If you’re trying to figure out your revenue model, the answer is rarely “let’s give it away for free until we figure out how to charge.” Instead, test different revenue models. Iterate the pixeled dollar signs on the page quickly and see which maximizes cash.
Finally, tread cautiously, but if you can figure out how to embed viral growth into your free offering, go ahead and offer one. Dropbox brilliantly offered a negligible amount of storage unless you tweeted, shared, or signed up your friends for the service. All of those actions correlate to an actual dollar amount in customer acquisition spend, making the shares, invites, and tweets from “free” users actually correlate to real marketing dollars. Just be careful, because it doesn’t work for every product.
OK, I get it. What should I do though?
1. Diet freemium - the free trial: If you’re selling a SaaS product, then don’t be afraid of the free trial. They’re exceptionally valuable in giving a potential customer a taste of the value you’re creating, while not giving away everything and the kitchen sink without an upside.

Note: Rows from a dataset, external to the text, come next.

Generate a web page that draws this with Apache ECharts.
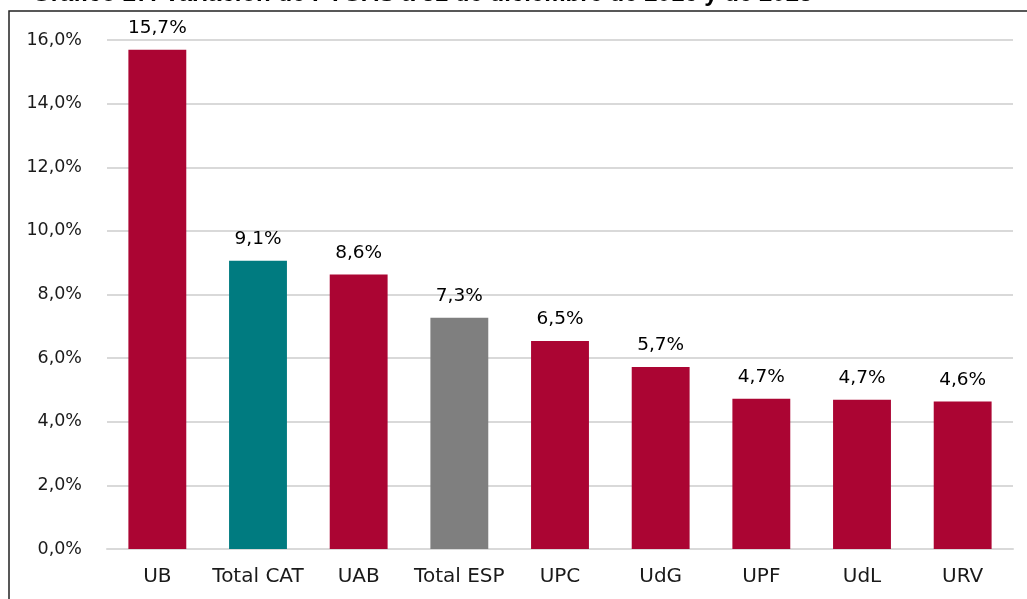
<!DOCTYPE html>
<html>
<head>
<meta charset="utf-8">
<script src="https://cdn.jsdelivr.net/npm/echarts@6/dist/echarts.min.js"></script>
<style>
  html, body { margin: 0; padding: 0; background: #fff; }
  #chart { width: 1027px; height: 599px; }
</style>
</head>
<body>
<div id="chart"></div>
<script>
// datos
var categories = ['UB', 'Total CAT', 'UAB', 'Total ESP', 'UPC', 'UdG', 'UPF', 'UdL', 'URV']
var values = [15.69, 9.06, 8.63, 7.27, 6.54, 5.72, 4.72, 4.69, 4.64]
var barColors = ['#ab0533', '#007b80', '#ab0533', '#7f7f7f', '#ab0533', '#ab0533', '#ab0533', '#ab0533', '#ab0533']
var yTicks = [0, 2, 4, 6, 8, 10, 12, 14, 16]

var fmt = function (v) { return v.toFixed(1).replace('.', ',') + '%' }

var chart = echarts.init(document.getElementById('chart'))
chart.setOption({
  animation: false,
  textStyle: { fontFamily: '"DejaVu Sans", sans-serif' },
  graphic: [
    {
      type: 'rect',
      shape: { x: 9, y: 11, width: 1100, height: 700 },
      style: { fill: 'none', stroke: '#222', lineWidth: 1.5 },
      silent: true
    },
    {
      type: 'text',
      left: 32,
      top: -18,
      style: {
        text: 'Gráfico 27: Variación de PTGAS a 31 de diciembre de 2016 y de 2023',
        font: 'bold 24px "Liberation Sans", Arial, sans-serif',
        fill: '#000'
      },
      silent: true
    }
  ],
  grid: { left: 107, right: 14, top: 40, bottom: 50 },
  xAxis: {
    type: 'category',
    data: categories,
    axisLine: { lineStyle: { color: '#d9d9d9', width: 2 } },
    axisTick: { show: false },
    axisLabel: { color: '#1a1a1a', fontSize: 20, margin: 18, interval: 0 }
  },
  yAxis: {
    type: 'value',
    min: yTicks[0],
    max: yTicks[yTicks.length - 1],
    interval: 2,
    axisLine: { show: false },
    axisTick: { show: false },
    splitLine: { lineStyle: { color: '#d9d9d9', width: 2 } },
    axisLabel: {
      color: '#1a1a1a',
      fontSize: 17.5,
      margin: 25,
      formatter: function (v) { return fmt(v) }
    }
  },
  series: [
    {
      type: 'bar',
      barWidth: '57.5%',
      data: values.map(function (v, i) {
        return { value: v, itemStyle: { color: barColors[i] } }
      }),
      label: {
        show: true,
        position: 'top',
        distance: 12,
        color: '#000',
        fontSize: 18.5,
        formatter: function (p) { return fmt(p.value) }
      }
    }
  ]
})
window.addEventListener('resize', chart.resize)
</script>
</body>
</html>
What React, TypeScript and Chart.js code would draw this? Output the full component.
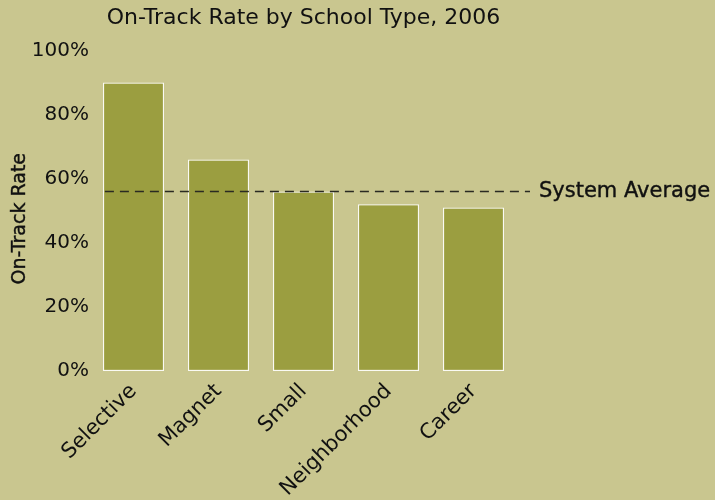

2. Follow business fundamentals: If you practice the fundamentals, your freemium time will come. Double down on finding product/market fit or at least moving as close to it as possible before flooding the business. Take the time to also find out what drives the customers coming through the pipeline. Usage from current customers is exceptionally enlightening. Plus, you'll be able to optimize retention, upgrades, and costs to a point where you'll be making enough cash to seriously consider whether freemium is for you.
The goal of any business is to create some sort of value that someone is willing to buy. Whether weeks or months go into that first dollar of revenue or your cash flow begins trickling in from day one, someone exchanges cash for the efficiency you’ve created. Business at its core is that simple. If no one is buying, then you haven’t justified your value for that price to that particular customer. Of course, if practice were as good as theory, we’d all be driving maseratis right now, right? Developing your customer and your product takes time and energy. You can still move quickly, but don’t be reckless by giving away the farm. Cash is the real validating king.